The courts have long held that employers can limit the expression of their employees. That’s doubly true for schools, which can regulate the speech of their teachers, at least while they are working in their official capacity. To rule otherwise would be preposterous–to say that teachers have the right to teach whatever they’d like, for instance.

If the teacher wanted to keep the bumper sticker, all she had to do was to park her car off school grounds. But just as federal employees don’t have the right to park a car with a political bumper sticker in their office garages, neither do employees have the right to park a car with a message their employers disagree with in their employers’ lot.*

Still, the irony is this: Supreme Court decisions indicate that if this teacher had been a student, she would have indeed enjoyed the right to park her bumper-sticker-laden car on school grounds. Under the “bong hits for Jesus” ruling, schools can’t regulate the content of student expression unless it is disruptive or promotes a pro-drug-use message. (A brand-new federal court decision just found that students have a right to wear “Be happy, not gay” tee-shirts to protest gay tolerance initiatives.) Particularly since this bumper sticker offered an anti-drug use message (different drugs of course!) it seems like it would sail right through the Constitutional gauntlet. (Schools could, I suppose, outlaw all bumper stickers from cars parked in their lots, since such a policy is content-neutral.)
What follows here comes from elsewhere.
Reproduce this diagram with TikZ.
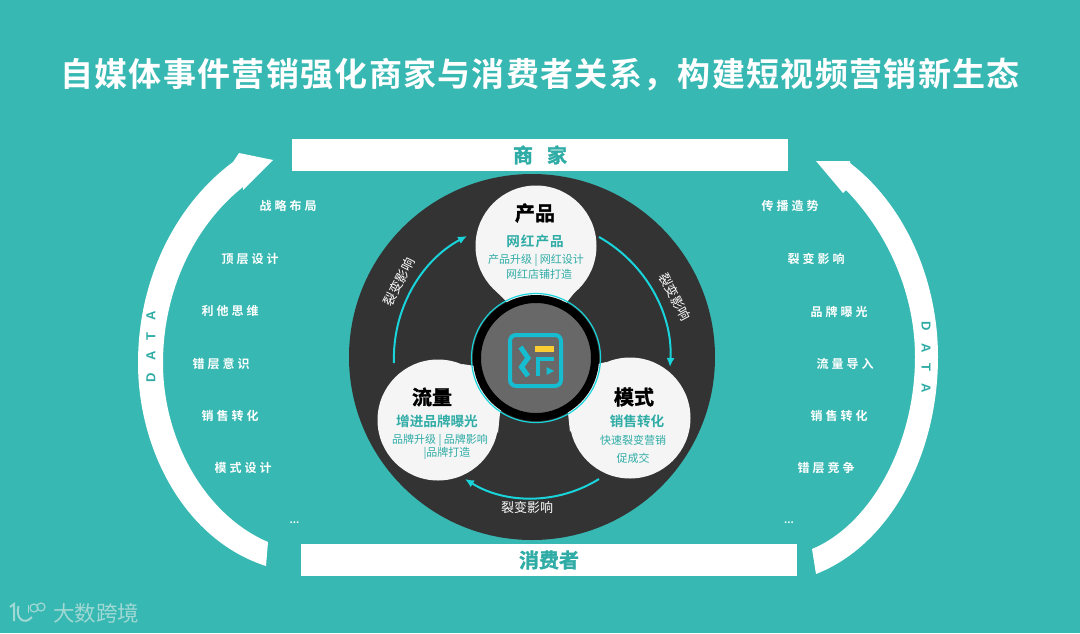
\documentclass[tikz,border=0pt]{standalone}
\usepackage{fontspec}
\setmainfont{Noto Sans CJK SC}[BoldFont={* Bold}]
\newfontfamily\datafont{Liberation Sans}[BoldFont={* Bold},LetterSpace=95]
\newfontfamily\sidefont{Noto Sans CJK SC}[BoldFont={* Bold},LetterSpace=25]
\newfontfamily\titlefont{Noto Sans CJK SC}[BoldFont={* Bold},LetterSpace=4]
\newfontfamily\heavyfont{Noto Sans CJK SC}[UprightFont={* Bold},FakeBold=1.6]
\usetikzlibrary{arrows.meta,positioning}
\definecolor{bgteal}{RGB}{55,184,178}
\definecolor{textteal}{RGB}{47,172,166}
\definecolor{discgray}{RGB}{51,51,51}
\definecolor{hubgray}{RGB}{104,104,104}
\definecolor{ringcyan}{RGB}{25,212,218}
\definecolor{iconcyan}{RGB}{22,188,208}
\definecolor{iconyellow}{RGB}{250,205,50}
\definecolor{petal}{RGB}{245,245,245}
\definecolor{markgray}{RGB}{160,216,212}

\begin{document}
\begin{tikzpicture}[x=1pt,y=-1pt]
        \tikzstyle{banner}=[fill=white,minimum width=496pt,minimum height=32pt,inner sep=0pt,text=textteal,font=\fontsize{20}{22}\heavyfont]
        \tikzstyle{sidelabel}=[text=white,inner sep=0pt,font=\fontsize{12}{14}\sidefont\bfseries]
        \tikzstyle{sidedots}=[text=white,inner sep=0pt,font=\fontsize{10}{11}\selectfont\bfseries]
        \tikzstyle{petalbox}=[circle,fill=petal,minimum size=121pt,inner sep=0pt]
        \tikzstyle{headline}=[inner sep=0pt,text=black,font=\fontsize{20}{22}\heavyfont]
        \tikzstyle{subline}=[inner sep=0pt,text=textteal,font=\fontsize{13.6}{16}\selectfont\bfseries]
        \tikzstyle{detail}=[inner sep=0pt,text=textteal,font=\fontsize{11}{13}\selectfont]
        \tikzstyle{flow}=[-{Latex[length=9pt,width=8pt]},ringcyan,line width=2pt,bend left=32,looseness=.92]
        \tikzstyle{flowlabel}=[inner sep=0pt,text=white,font=\fontsize{13}{15}\selectfont]
        \tikzstyle{logostroke}=[markgray,line width=2pt]
        \fill[bgteal] (0,0) rectangle (1080,633);
        \useasboundingbox (0,0) rectangle (1080,633);
        \node[inner sep=0pt,text=white,font=\fontsize{33}{36}\titlefont\bfseries] (title) at (540,75) {自媒体事件营销强化商家与消费者关系，构建短视频营销新生态};
        \node[banner] (merchant) at (540,155) {商\hspace{14pt}家};
        \node[banner] (consumer) at (549,560) {消费者};
        % big arrows
        \fill[white] (266,566) .. controls (185,540) and (138,450) .. (138,363) .. controls (138,280) and (175,205) .. (233,162) -- (239,153) -- (273,160) -- (243,190) -- (243,187) .. controls (195,225) and (163,290) .. (163,363) .. controls (163,440) and (205,515) .. (268,542) -- cycle;
        \fill[white] (816,574) .. controls (890,545) and (938,455) .. (938,357) .. controls (938,280) and (905,205) .. (850,163) -- (850,161) -- (816,161) -- (843,193) -- (846,190) .. controls (885,230) and (915,290) .. (915,357) .. controls (915,445) and (870,525) .. (812,549) -- cycle;
        \node[inner sep=0pt,rotate=90,text=textteal,font=\fontsize{13}{15}\datafont\bfseries] (dataleft) at (151,347) {DATA};
        \node[inner sep=0pt,rotate=-90,text=textteal,font=\fontsize{13}{15}\datafont\bfseries] (dataright) at (926,357) {DATA};
        % left list
        \node[sidelabel] (l1) at (288,206) {战略布局};
        \node[sidelabel] (l2) at (250,259) {顶层设计};
        \node[sidelabel] (l3) at (230,311) {利他思维};
        \node[sidelabel] (l4) at (221,364) {错层意识};
        \node[sidelabel] (l5) at (230,416) {销售转化};
        \node[sidelabel] (l6) at (243,468) {模式设计};
        \node[sidedots] (l7) at (294.5,523) {...};
        % right list
        \node[sidelabel] (r1) at (790,206) {传播造势};
        \node[sidelabel] (r2) at (816,259) {裂变影响};
        \node[sidelabel] (r3) at (839,312) {品牌曝光};
        \node[sidelabel] (r4) at (845,364) {流量导入};
        \node[sidelabel] (r5) at (839,416) {销售转化};
        \node[sidelabel] (r6) at (826,468) {错层竞争};
        \node[sidedots] (r7) at (789,523) {...};
        % disc
        \node[circle,fill=discgray,minimum size=366pt,inner sep=0pt] (disc) at (532,357) {};
        \coordinate (hub) at (536,358);
        \fill[petal] (497,292) -- (505,300) -- (hub) -- (567,302) -- (575,292) -- cycle;
        \fill[petal] (462,364) -- (475,366) -- (hub) -- (500,413) -- (498,433) -- cycle;
        \fill[petal] (606,362) -- (598,364) -- (hub) -- (568,413) -- (570,432) -- cycle;
        \node[petalbox] (product) at (536,246) {};
        \node[petalbox] (traffic) at (438,420) {};
        \node[petalbox] (mode) at (630,418) {};
        \node[circle,draw=ringcyan,line width=1.2pt,minimum size=129pt,inner sep=0pt] (hubring) at (hub) {};
        \node[circle,fill=hubgray,draw=black,line width=8pt,minimum size=118pt,inner sep=0pt] (hubdisc) at (hub) {};
        % icon
        \draw[iconcyan,line width=4pt,rounded corners=6pt] (510,335) rectangle (561,386);
        \fill[iconyellow] (535,346) rectangle (554,352);
        \draw[iconcyan,line width=5pt] (520.5,347) -- (528,358) -- (521.5,367) -- (528,376);
        \draw[iconcyan,line width=4.5pt] (538,376) -- (538,359) -- (554,359);
        \fill[iconcyan] (546.5,367) -- (554,371) -- (546.5,375) -- cycle;
        % petal text
        \node[headline] (producttitle) at (535,213) {产品};
        \node[subline] (productsub) at (535,241) {网\hspace{1pt}红\hspace{1pt}产\hspace{1pt}品};
        \node[detail] (productone) at (536,260) {产品升级 | 网红设计};
        \node[detail] (producttwo) at (539,274) {网红店铺打造};
        \node[headline] (traffictitle) at (432,397) {流量};
        \node[subline] (trafficsub) at (437,421) {增进品牌曝光};
        \node[detail] (trafficone) at (440,440) {品牌升级 | 品牌影响};
        \node[detail] (traffictwo) at (447,453) {|品牌打造};
        \node[headline] (modetitle) at (634,397) {模式};
        \node[subline] (modesub) at (637,421) {销售转化};
        \node[detail] (modeone) at (633,440) {快速裂变营销};
        \node[detail] (modetwo) at (633,458) {促成交};
        % flow
        \coordinate (prodout) at (599,237);
        \coordinate (modein) at (670,367);
        \coordinate (modeout) at (599,479);
        \coordinate (trafin) at (465,479);
        \coordinate (trafout) at (394,363);
        \coordinate (prodin) at (467,236);
        \draw[flow] (prodout) to (modein);
        \draw[flow] (modeout) to (trafin);
        \draw[flow] (trafout) to (prodin);
        \node[flowlabel,rotate=-62] (flowright) at (675,297) {裂变影响};
        \node[flowlabel] (flowbottom) at (527,508) {裂变影响};
        \node[flowlabel,rotate=63] (flowleft) at (399,282) {裂变影响};
        % watermark
        \draw[logostroke] (10,607) -- (14,604) -- (14,621);
        \draw[logostroke] (18.5,606) .. controls (15,618) and (24,626) .. (32,617);
        \draw[markgray,line width=1.2pt] (28.5,604.5) -- (28.5,613);
        \node[circle,draw=markgray,line width=1.2pt,minimum size=8pt,inner sep=0pt] (markoa) at (34,608) {};
        \node[circle,draw=markgray,line width=1.2pt,minimum size=8pt,inner sep=0pt] (markob) at (41,607) {};
        \node[inner sep=0pt,text=markgray,font=\fontsize{21.5}{23}\selectfont] (markname) at (96,613) {大数跨境};
      \end{tikzpicture}
\end{document}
This crazy outcome–whereby students enjoy more rights than their teachers do–is the result of free-speech confusion going all the way back to Tinker and its declaration that students don’t abandon their rights “at the schoolhouse door.” That’s preposterous and, as this example shows, increasingly untenable–unless we want to continue making teachers second-class citizens in their own schools.

-Mike Petrilli

* Actually, I’m assuming that schools are allowed to limit teachers’ speech anywhere on school grounds, including parking lots, though I’m not totally sure any court has actually ruled on that. And federal employees’ speech rights are regulated by the Hatch Act, which wouldn’t apply here.